Content Coms Explains: Why life cycle analysis is more complex than you think

For some years now, a phrase has been bandied about in sustainability circles; life cycle analysis (LCA).

LCA and sustainable business are becoming best friends, but the story isn’t yet completely cosy. So what’s the lowdown on LCA and its advantages and challenges?

What is LCA?

LCA aims to establish the true carbon impacts of a product over its entire life cycle. That includes the mining of the materials it’s made from, through to the day when it’s recycled, put in landfill, burned for energy, or any other ending.

LCA is important because if we really want to know how sustainable something is, we have to understand every impact it has throughout its useful life.

For example, a product might be made from a seemingly sustainable source. But then, if we can’t recycle it, suddenly it’s less sustainable, because all the energy and CO2 invested in making it can’t ever be reused or recovered.

Equally, one might consider a recyclable aluminium can sustainable. But aluminium takes a huge amount of time, energy and CO2 to originally mine, and then turn into a drinks container.

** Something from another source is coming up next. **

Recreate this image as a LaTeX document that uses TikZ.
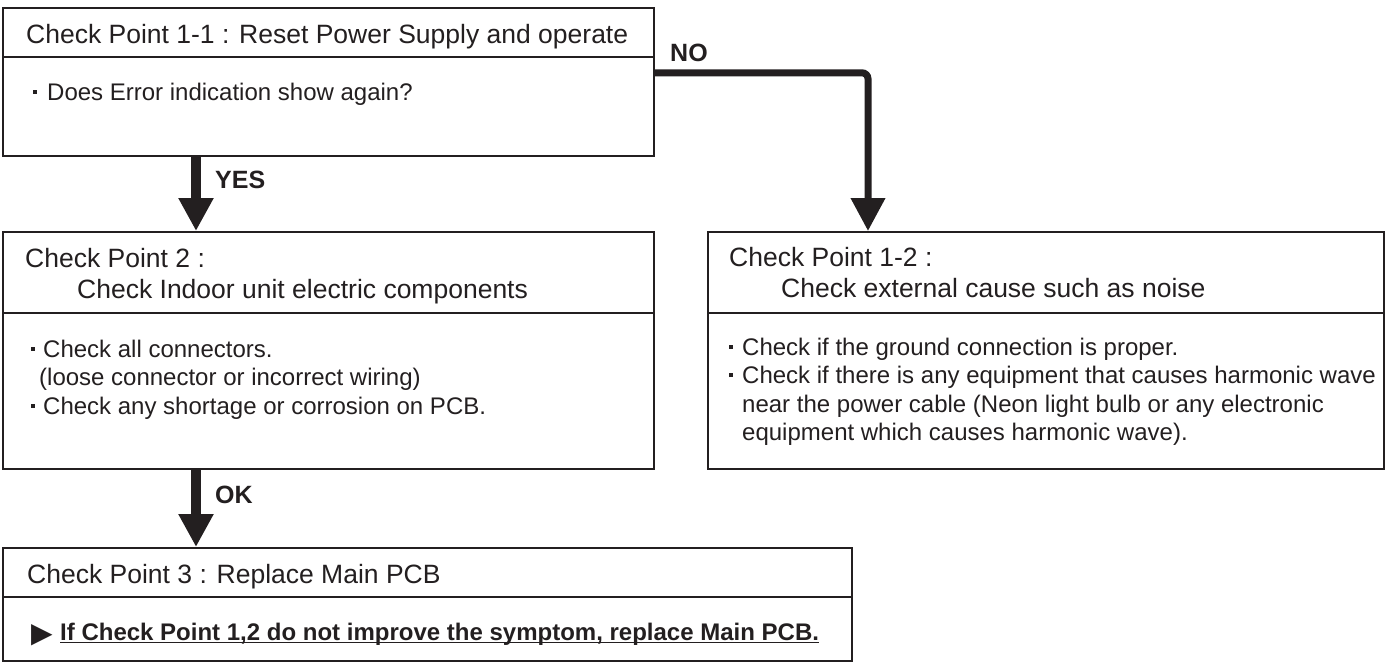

If we want to really understand which choices are best for the environment, and hence for sustainable business, we need some comparative way to look at each option, and then judge comprehensively which way to jump.

So far so good; LCA seems like a good idea. Which it is. However, it is also fraught with challenges.

The issue with LCA

In this article, the author discusses LCA (or what he calls whole life analysis) in the concrete industry.

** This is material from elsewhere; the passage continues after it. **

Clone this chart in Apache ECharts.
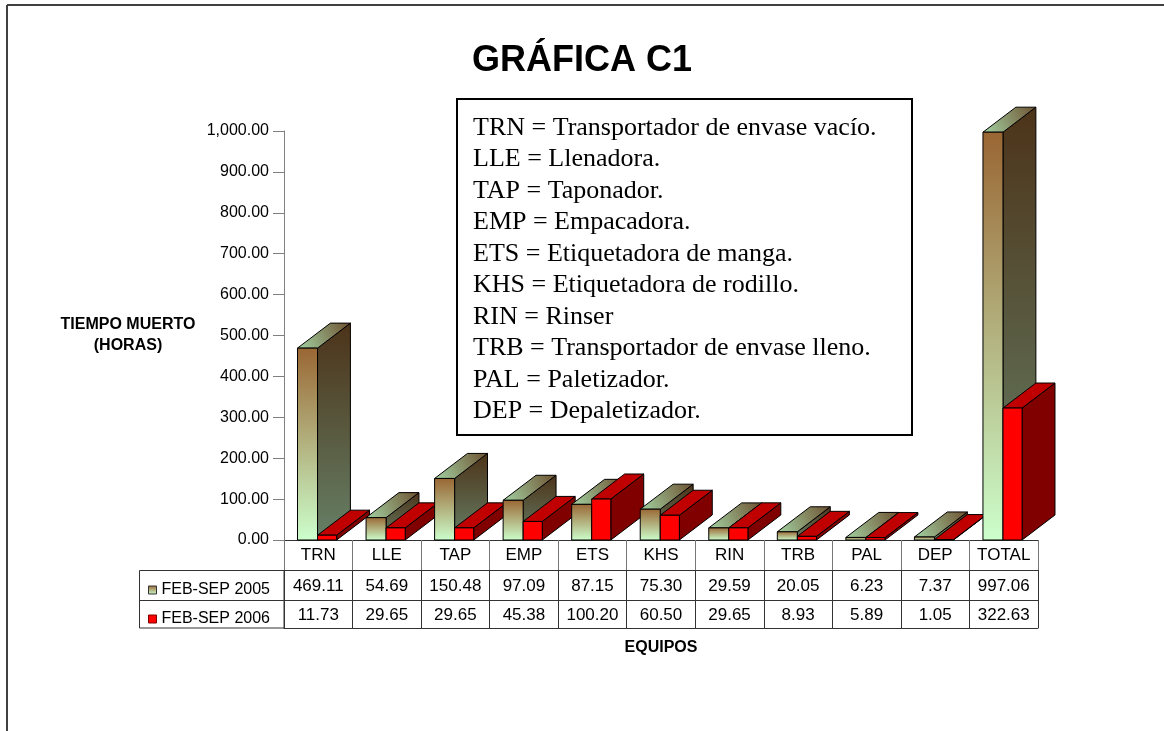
<!DOCTYPE html>
<html>
<head>
<meta charset="utf-8">
<script src="https://cdn.jsdelivr.net/npm/echarts@6/dist/echarts.min.js"></script>
<style>
  html, body { margin: 0; padding: 0; background: #fff; }
  #main { width: 1164px; height: 731px; }
</style>
</head>
<body>
<div id="main"></div>
<script>
// datos
const categories = ['TRN', 'LLE', 'TAP', 'EMP', 'ETS', 'KHS', 'RIN', 'TRB', 'PAL', 'DEP', 'TOTAL'];
const feb2005 = [469.11, 54.69, 150.48, 97.09, 87.15, 75.30, 29.59, 20.05, 6.23, 7.37, 997.06];
const feb2006 = [11.73, 29.65, 29.65, 45.38, 100.20, 60.50, 29.65, 8.93, 5.89, 1.05, 322.63];
const seriesNames = ['FEB-SEP 2005', 'FEB-SEP 2006'];
const glossary = [
  'TRN = Transportador de envase vacío.',
  'LLE = Llenadora.',
  'TAP = Taponador.',
  'EMP = Empacadora.',
  'ETS = Etiquetadora de manga.',
  'KHS = Etiquetadora de rodillo.',
  'RIN = Rinser',
  'TRB = Transportador de envase lleno.',
  'PAL = Paletizador.',
  'DEP = Depaletizador.'
];

const sans = '"Liberation Sans", Arial, sans-serif';
const serif = '"Liberation Serif", "Times New Roman", serif';
const G = echarts.graphic;

function fmt(v) {
  return v.toFixed(2).replace(/\B(?=(\d{3})+(?!\d))/g, ',');
}

// estilos de las caras de cada serie
const faces = [
  {
    from: 0.197, to: 0.489,
    front: new G.LinearGradient(0, 0, 0, 1, [{ offset: 0, color: '#996633' }, { offset: 1, color: '#CCFFCC' }]),
    side: new G.LinearGradient(0, 0, 0, 1, [{ offset: 0, color: '#4C3319' }, { offset: 1, color: '#668066' }]),
    top: new G.LinearGradient(0, 1, 1, 0, [{ offset: 0, color: '#A3D3A3' }, { offset: 1, color: '#6E5030' }])
  },
  {
    from: 0.489, to: 0.768,
    front: '#FF0000',
    side: '#800000',
    top: '#C00000'
  }
];

function bar3d(s) {
  return function (params, api) {
    const i = api.value(0);
    const v = api.value(1);
    const base = api.coord([i, 0]);
    const head = api.coord([i, v]);
    const bw = api.size([1, 0])[0];
    const left = base[0] - bw / 2;
    const x0 = left + bw * faces[s].from;
    const x1 = left + bw * faces[s].to;
    const y0 = base[1], y1 = head[1];
    const dx = bw * 0.48, dy = -bw * 0.365;
    const z = i * 10 + s * 4;
    const line = { stroke: '#000', lineWidth: 1 };
    return {
      type: 'group',
      children: [
        { type: 'polygon', z2: z, shape: { points: [[x1, y1], [x1 + dx, y1 + dy], [x1 + dx, y0 + dy], [x1, y0]] },
          style: Object.assign({ fill: faces[s].side }, line) },
        { type: 'polygon', z2: z + 1, shape: { points: [[x0, y1], [x1, y1], [x1 + dx, y1 + dy], [x0 + dx, y1 + dy]] },
          style: Object.assign({ fill: faces[s].top }, line) },
        { type: 'polygon', z2: z + 2, shape: { points: [[x0, y1], [x1, y1], [x1, y0], [x0, y0]] },
          style: Object.assign({ fill: faces[s].front }, line) }
      ]
    };
  };
}

const chart = echarts.init(document.getElementById('main'));

const tableRow = (offset, tickLen, margin, formatter, tickColor) => ({
  type: 'category',
  data: categories,
  position: 'bottom',
  offset: offset,
  axisLine: { show: true, onZero: false, lineStyle: { color: '#333', width: 1 } },
  axisTick: { show: tickLen > 0, length: tickLen, interval: 0, lineStyle: { color: tickColor, width: 1 } },
  axisLabel: { show: !!formatter, interval: 0, margin: margin, fontSize: 17, color: '#000', fontFamily: sans, formatter: formatter },
  splitLine: { show: false }
});

const xAxes = [
  tableRow(0, 30, 7, (v) => v, '#777'),
  tableRow(30, 30, 8, (v, idx) => feb2005[idx].toFixed(2), '#333'),
  tableRow(60, 28, 7, (v, idx) => feb2006[idx].toFixed(2), '#333'),
  Object.assign(tableRow(88, 0, 8, null, '#333'), {
    name: 'EQUIPOS', nameLocation: 'middle', nameGap: 12,
    nameTextStyle: { fontSize: 16, fontWeight: 'bold', color: '#000', fontFamily: sans }
  })
];

chart.setOption({
  backgroundColor: '#fff',
  animation: false,
  title: {
    text: 'GRÁFICA C1',
    left: 'center',
    top: 38,
    textStyle: { fontSize: 36, fontWeight: 'bold', color: '#000', fontFamily: sans }
  },
  grid: { left: 284, right: 126, top: 131, bottom: 191 },
  legend: {
    orient: 'vertical',
    left: 143,
    top: 577,
    itemWidth: 8,
    itemHeight: 8,
    itemGap: 13,
    icon: 'rect',
    selectedMode: false,
    textStyle: { fontSize: 16, color: '#000', fontFamily: sans },
    data: [
      { name: seriesNames[0], itemStyle: { color: new G.LinearGradient(0, 0, 0, 1, [{ offset: 0, color: '#996633' }, { offset: 1, color: '#CCFFCC' }]), borderColor: '#333', borderWidth: 1 } },
      { name: seriesNames[1], itemStyle: { color: '#FF0000', borderColor: '#800000', borderWidth: 1 } }
    ]
  },
  xAxis: xAxes,
  yAxis: {
    type: 'value',
    min: 0,
    max: 1000,
    interval: 100,
    name: 'TIEMPO MUERTO\n(HORAS)',
    nameLocation: 'middle',
    nameRotate: 0,
    nameGap: 156,
    nameTextStyle: { fontSize: 16, fontWeight: 'bold', color: '#000', fontFamily: sans, align: 'center', verticalAlign: 'middle', lineHeight: 21 },
    axisLine: { show: true, lineStyle: { color: '#808080', width: 1 } },
    axisTick: { show: true, length: 11, lineStyle: { color: '#808080' } },
    axisLabel: { margin: 15, fontSize: 16, color: '#000', fontFamily: sans, formatter: fmt },
    splitLine: { show: false }
  },
  series: [
    {
      type: 'custom',
      name: seriesNames[0],
      renderItem: bar3d(0),
      encode: { x: 0, y: 1 },
      itemStyle: { color: '#B2B280' },
      data: feb2005.map((v, i) => [i, v])
    },
    {
      type: 'custom',
      name: seriesNames[1],
      renderItem: bar3d(1),
      encode: { x: 0, y: 1 },
      itemStyle: { color: '#FF0000' },
      data: feb2006.map((v, i) => [i, v])
    }
  ],
  graphic: [
    // marco exterior
    { type: 'line', z: 100, shape: { x1: 7, y1: 5, x2: 1164, y2: 5 }, style: { stroke: '#404040', lineWidth: 2 } },
    { type: 'line', z: 100, shape: { x1: 7, y1: 5, x2: 7, y2: 731 }, style: { stroke: '#404040', lineWidth: 2 } },
    // celda de leyenda de la tabla
    { type: 'rect', z: 50, shape: { x: 139.5, y: 570.5, width: 144.5, height: 57.5 }, style: { fill: 'none', stroke: '#333', lineWidth: 1 } },
    { type: 'line', z: 50, shape: { x1: 139.5, y1: 600.5, x2: 284, y2: 600.5 }, style: { stroke: '#333', lineWidth: 1 } },
    // cuadro de abreviaturas
    {
      type: 'group', z: 60,
      children: [
        { type: 'rect', shape: { x: 457, y: 99, width: 455, height: 336 }, style: { fill: '#fff', stroke: '#000', lineWidth: 2 } },
        { type: 'text', x: 473, y: 112, style: { text: glossary.join('\n'), font: '26px ' + serif, lineHeight: 31.5, fill: '#000' } }
      ]
    }
  ]
});
</script>
</body>
</html>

He argues that to truly understand the carbon credentials of concrete, or any building product, requires a whole life approach.

This is true. But, as yet, there remains no globally confirmed methodology for how LCA (remember, it’s the same as whole life analysis) is done.

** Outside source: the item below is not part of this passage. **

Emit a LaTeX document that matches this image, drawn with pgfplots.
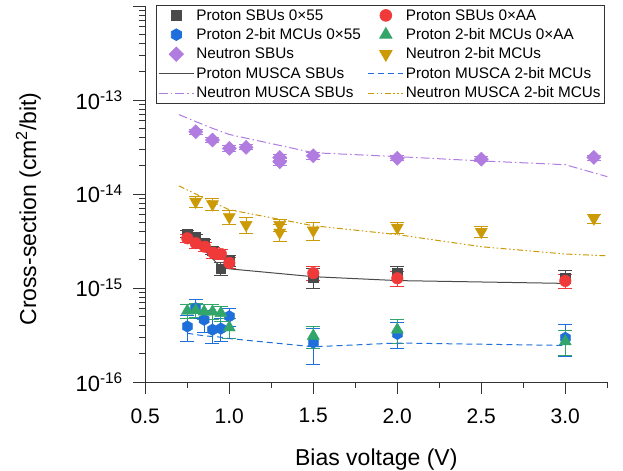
\documentclass[border=0pt]{standalone}
\usepackage{pgfplots}
\pgfplotsset{compat=1.18}
\usepackage{fontspec}
\setmainfont{Liberation Sans}
\definecolor{cgray}{HTML}{4A4A4A}
\definecolor{cred}{HTML}{F03A3A}
\definecolor{cblue}{HTML}{1F6FDB}
\definecolor{cgreen}{HTML}{32A66A}
\definecolor{cpurple}{HTML}{B07CE0}
\definecolor{cgold}{HTML}{CC9A06}
\definecolor{caxis}{HTML}{333333}
\pgfdeclareplotmark{hexagon*}{%
  \pgfpathmoveto{\pgfqpoint{0pt}{\pgfplotmarksize}}%
  \pgfpathlineto{\pgfqpoint{0.866\pgfplotmarksize}{0.5\pgfplotmarksize}}%
  \pgfpathlineto{\pgfqpoint{0.866\pgfplotmarksize}{-0.5\pgfplotmarksize}}%
  \pgfpathlineto{\pgfqpoint{0pt}{-\pgfplotmarksize}}%
  \pgfpathlineto{\pgfqpoint{-0.866\pgfplotmarksize}{-0.5\pgfplotmarksize}}%
  \pgfpathlineto{\pgfqpoint{-0.866\pgfplotmarksize}{0.5\pgfplotmarksize}}%
  \pgfpathclose
  \pgfusepathqfillstroke}
\pgfplotsset{
  mleg/.style={legend image code/.code={\draw[##1] plot coordinates {(17.5bp,0bp)};}},
  lleg/.style={legend image code/.code={\draw[##1] (0bp,0bp) -- (35bp,0bp);}},
  ebar/.style={error bars/.cd, y dir=both, y explicit,
     error bar style={line width=1bp, #1},
     error mark options={#1, rotate=90, mark size=7bp, line width=1bp}},
}
\begin{document}
\begin{tikzpicture}
\begin{axis}[
  scale only axis, width=462bp, height=376bp,
  ymode=log,
  xmin=0.5, xmax=3.25, ymin=1e-16, ymax=1e-12,
  axis x line*=bottom, axis y line*=left,
  axis line style={-, caxis, line width=0.9bp},
  tick style={caxis, line width=0.9bp},
  tick align=outside,
  major tick length=12bp, minor tick length=6bp,
  xtick={0.5,1,1.5,2,2.5,3}, xticklabels={0.5,1.0,1.5,2.0,2.5,3.0},
  minor xtick={0.75,1.25,1.75,2.25,2.75,3.25},
  ytick={1e-16,1e-15,1e-14,1e-13,1e-12},
  yticklabels={10\textsuperscript{-16},10\textsuperscript{-15},10\textsuperscript{-14},10\textsuperscript{-13},{}},
  minor ytick={2e-16,3e-16,4e-16,5e-16,6e-16,7e-16,8e-16,9e-16,2e-15,3e-15,4e-15,5e-15,6e-15,7e-15,8e-15,9e-15,2e-14,3e-14,4e-14,5e-14,6e-14,7e-14,8e-14,9e-14,2e-13,3e-13,4e-13,5e-13,6e-13,7e-13,8e-13,9e-13},
  xticklabel style={font=\fontsize{21bp}{24bp}\selectfont, yshift=-11bp},
  yticklabel style={font=\fontsize{22bp}{26bp}\selectfont, xshift=-7bp},
  xlabel={Bias voltage (V)},
  ylabel={Cross-section (cm\textsuperscript{2}/bit)},
  label style={font=\fontsize{23bp}{27bp}\selectfont},
  xlabel style={at={(axis description cs:0.5,-0.205)}, anchor=center},
  ylabel style={at={(axis description cs:-0.253,0.46)}, anchor=center},
  legend columns=2,
  legend cell align=left,
  legend style={at={(rel axis cs:0.995,1.003)}, anchor=north east, draw=caxis, line width=0.9bp,
    font=\fontsize{15.3bp}{18bp}\selectfont, inner sep=2bp, row sep=2.9bp,
    /tikz/every even column/.append style={column sep=5bp}},
]
% Proton SBUs 0x55
\addplot[only marks, mark=square*, mark size=4.8bp, color=cgray, mleg, ebar=cgray]
table[x=x,y=y,y error=e] {
x y e
0.75 3.75e-15 0.3e-15
0.80 3.45e-15 0.3e-15
0.85 3.0e-15 0.3e-15
0.90 2.5e-15 0.25e-15
0.95 1.6e-15 0.25e-15
1.00 1.95e-15 0.25e-15
1.50 1.3e-15 0.3e-15
2.00 1.45e-15 0.25e-15
3.00 1.27e-15 0.27e-15
};
\addlegendentry{Proton SBUs 0×55}
% Proton SBUs 0xAA
\addplot[only marks, mark=*, mark size=5.8bp, color=cred, mleg, ebar=cred]
table[x=x,y=y,y error=e] {
x y e
0.75 3.38e-15 0.35e-15
0.80 3.0e-15 0.35e-15
0.855 2.75e-15 0.3e-15
0.905 2.37e-15 0.3e-15
0.95 2.3e-15 0.3e-15
1.00 1.85e-15 0.25e-15
1.50 1.44e-15 0.25e-15
2.00 1.27e-15 0.22e-15
3.00 1.19e-15 0.2e-15
};
\addlegendentry{Proton SBUs 0×AA}
% Proton 2-bit MCUs 0x55
\addplot[only marks, mark=hexagon*, mark size=5.8bp, color=cblue, mleg, ebar=cblue]
table[x=x,y=y,y error=e] {
x y e
0.75 3.9e-16 1.2e-16
0.80 6.1e-16 1.4e-16
0.85 4.6e-16 1.2e-16
0.90 3.6e-16 1.0e-16
0.95 3.7e-16 1.0e-16
1.00 5.0e-16 1.1e-16
1.50 2.63e-16 1.1e-16
2.00 3.25e-16 1.0e-16
3.00 2.95e-16 1.1e-16
};
\addlegendentry{Proton 2-bit MCUs 0×55}
% Proton 2-bit MCUs 0xAA
\addplot[only marks, mark=triangle*, mark size=7bp, color=cgreen, mleg, ebar=cgreen]
table[x=x,y=y,y error=e] {
x y e
0.75 5.7e-16 1.0e-16
0.80 5.8e-16 1.0e-16
0.85 5.6e-16 1.0e-16
0.90 5.6e-16 1.0e-16
0.95 5.4e-16 1.0e-16
1.00 3.8e-16 0.9e-16
1.50 3.1e-16 0.8e-16
2.00 3.6e-16 1.0e-16
3.00 2.7e-16 0.8e-16
};
\addlegendentry{Proton 2-bit MCUs 0×AA}
% Neutron SBUs
\addplot[only marks, mark=square*, mark size=5bp, mark options={rotate=45}, color=cpurple, mleg, ebar=cpurple]
table[x=x,y=y,y error=e] {
x y e
0.8 4.6e-14 0.3e-14
0.9 3.75e-14 0.25e-14
1.0 3.06e-14 0.2e-14
1.1 3.14e-14 0.2e-14
1.3 2.45e-14 0.2e-14
1.3 2.2e-14 0.2e-14
1.5 2.55e-14 0.2e-14
2.0 2.4e-14 0.15e-14
2.5 2.35e-14 0.15e-14
3.17 2.45e-14 0.15e-14
};
\addlegendentry{Neutron SBUs}
% Neutron 2-bit MCUs
\addplot[only marks, mark=triangle*, mark size=7bp, mark options={rotate=180}, color=cgold, mleg, ebar=cgold]
table[x=x,y=y,y error=e] {
x y e
0.8 8.3e-15 1.1e-15
0.9 7.8e-15 1.1e-15
1.0 5.7e-15 1.0e-15
1.1 4.7e-15 0.9e-15
1.3 4.7e-15 0.7e-15
1.3 3.9e-15 0.8e-15
1.5 4.1e-15 0.9e-15
2.0 4.4e-15 0.6e-15
2.5 3.97e-15 0.55e-15
3.17 5.5e-15 0.6e-15
};
\addlegendentry{Neutron 2-bit MCUs}
% Proton MUSCA SBUs
\addplot[no marks, color=cgray, line width=1bp, lleg] coordinates {
(0.75,3.85e-15) (0.80,3.2e-15) (0.85,2.55e-15) (0.90,2.05e-15) (0.95,1.66e-15) (1.0,1.6e-15)
(1.5,1.32e-15) (2.0,1.2e-15) (3.0,1.12e-15)};
\addlegendentry{Proton MUSCA SBUs}
% Proton MUSCA 2-bit MCUs
\addplot[no marks, color=cblue, line width=1bp, dash pattern=on 6bp off 4bp, lleg] coordinates {
(0.75,3.3e-16) (0.80,3.2e-16) (0.85,3.1e-16) (0.90,3.05e-16) (0.95,3.0e-16) (1.0,2.9e-16)
(1.5,2.37e-16) (2.0,2.6e-16) (3.0,2.45e-16)};
\addlegendentry{Proton MUSCA 2-bit MCUs}
% Neutron MUSCA SBUs
\addplot[no marks, color=cpurple, line width=1bp, dash pattern=on 9bp off 3bp on 1.5bp off 3bp, lleg] coordinates {
(0.7,7.0e-14) (0.8,5.9e-14) (0.9,5.0e-14) (1.0,4.3e-14) (1.5,2.75e-14) (2.0,2.5e-14)
(2.5,2.25e-14) (3.0,2.05e-14) (3.25,1.53e-14)};
\addlegendentry{Neutron MUSCA SBUs}
% Neutron MUSCA 2-bit MCUs
\addplot[no marks, color=cgold, line width=1bp, dash pattern=on 6bp off 2.5bp on 1.5bp off 2.5bp on 1.5bp off 2.5bp, lleg] coordinates {
(0.7,1.22e-14) (0.8,1.0e-14) (0.9,8.2e-15) (1.0,6.8e-15) (1.5,4.6e-15) (2.0,3.7e-15)
(2.5,2.75e-15) (3.0,2.3e-15) (3.25,2.2e-15)};
\addlegendentry{Neutron MUSCA 2-bit MCUs}
\end{axis}
\pgfresetboundingbox
\path (current axis.south west) ++(-145.3bp,-89bp) rectangle ++(623bp,471bp);
\end{tikzpicture}
\end{document}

And herein lies the issue. Because there are no rules on how LCA is carried out, firms can contract a university to perform an LCA on their product, and instruct it to only look at the elements that will come out favourably in the wash.

One expert we spoke with, when asked why every company’s LCA always seems to make their product seem the most sustainable, commented that is was, “Strange; why on earth does this happen I wonder?”

He was hinting LCA is becoming a sales tool, used to market a product as sustainable, when actually elements of the product’s life impacts have been cherrypicked to present it in the best possible light.

For those who are interested, this paper examines LCA’s challenges. It reveals; ‘Multiple problems occur in each of LCA’s four phases and reduce the accuracy of this tool.’

The paper also calls for peer-reviewed, standardised LCA inventory and impact databases. It argues these efforts would help alleviate persistent problems with data availability and quality.

In a nutshell, it agrees that LCA, as of today, is a useful but flawed tool, prone to bias.

What next for LCA?

Content Coms advises every business that uses LCA to think honestly; are we performing this test truthfully, and is our modelling designed to sell, or to realistically determine our CO2 impacts?

“At Content Coms, we’re experts in sustainable business and marketing,” says Joanna Watchman, CEO. “We know that any marketing which seeks to mislead is destined not only to fail, but to harm business and the environment.

“There’s a very bright future for LCA. But it must not be used with bias in shortsighted attempts to market on sustainability claims that aren’t true, or at least don’t paint the whole, genuine picture.”